Quando li o texto que Eugénio Lisboa escreveu para a última edição do JL, veio-me à memória outro texto que Lisboa escrevera para o JL nº 1113 de 2013-08-21, a propósito da publicação da obra "Jorge de Sena/João Gaspar Simões Correspondência (1943-1972)" e sobretudo, o paralelismo que senti entre a dedicação de Teresa Martins Marques à obra, ao pensamento e ao trabalho de Amadeu Ferreira, tal como escreveu Eugénio Lisboa: "Uma monumental dádiva biográfica que Teresa Martins Marques quis consagrar a essa grande figura do intelecto, da acção e do coração, que foi Amadeu Ferreira há pouco falecido." e a dedicação com que Mécia de Sena "a viúva prodigiosa" se entregou ao longo de mais de trinta e cinco anos a organizar, a estudar e a divulgar a obra e o legado de Jorge de Sena.
Mulheres.
quarta-feira, 16 de setembro de 2015
sábado, 12 de setembro de 2015
Livro: underground - O atentado de Tóquio e a mentalidade japonesa, Haruki Murakami, Tinta-da-China, 2006
Terminei
finalmente a leitura desta obra, não propriamente literária, mas do género
testemunhal.
Foi
a minha estreia com este escritor japonês, um escritor de quem já tinha ouvido
falar muito bem. Foi um livro que me impressionou e por vários motivos, em
primeiro lugar, o tema, o ataque com gás sarin no metro da cidade de Tóquio em
20-03-1995, um atentado perpetrado por uma seita religiosa, a Aum Shinrikyo. Já
se passaram 20 anos, mas lembro-me bem do assunto que foi amplamente noticiado
nos meios de comunicação social de então. Uma tragédia.
Impressionou-me
que o escritor tivesse sentido a necessidade de reunir e publicar sob a forma
de livro, um conjunto de testemunhos, resultantes das muitas entrevistas que
efetuou a sobreviventes, familiares e ainda a alguns membros da seita. Murakami
sentiu que o assunto ainda não se encontrava esgotado, necessitava de
compreender o porquê, e principalmente de dar voz às vítimas e aos seus
familiares.
Apreciei
bastante a forma sóbria, respeitosa e muito cuidada com que o escritor abordou
os testemunhos e escreveu sobre o que ouviu. E também a forma como organizou esses
mesmos testemunhos, antecedendo cada conjunto de testemunhos e mesmo cada
testemunho de um texto introdutório e explicativo do enquadramento do que se
seguia.
Achei
uma obra muito interessante, quer do ponto de vista humano, pois fiquei a
conhecer bastante melhor a cultura e a forma de ser e de sentir da cultura e
sociedade japonesa, quer de um ponto de vista literário.
"Ora
pois, e como é que se faz para compreender melhor o Japão?
Tinha
uma ideia bastante clara do que procurava.
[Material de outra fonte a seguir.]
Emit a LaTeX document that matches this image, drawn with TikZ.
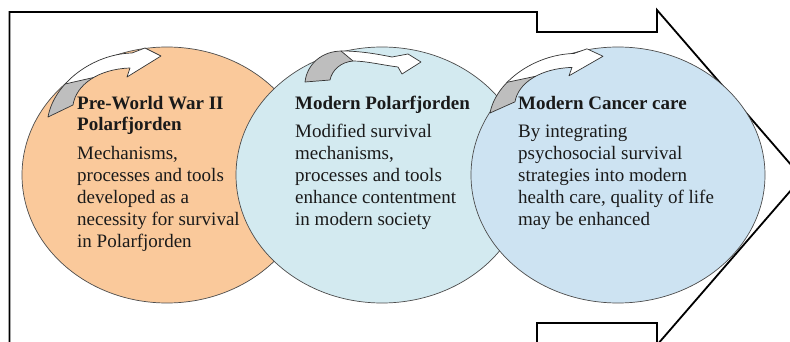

No fundo o que se passava era que,
tendo feito uma boa limpeza a todas as minhas questões emocionais, precisava de
saber mais sobre o Japão enquanto sociedade. Tinha de aprender mais sobre os
japoneses no seu conjunto, enquanto forma de consciência. quem éramos nós como
povo."
Com
a certeza de voltar a este escritor, termino esta reflexão, recomendando a
leitura de "underground" de Haruki Murakami.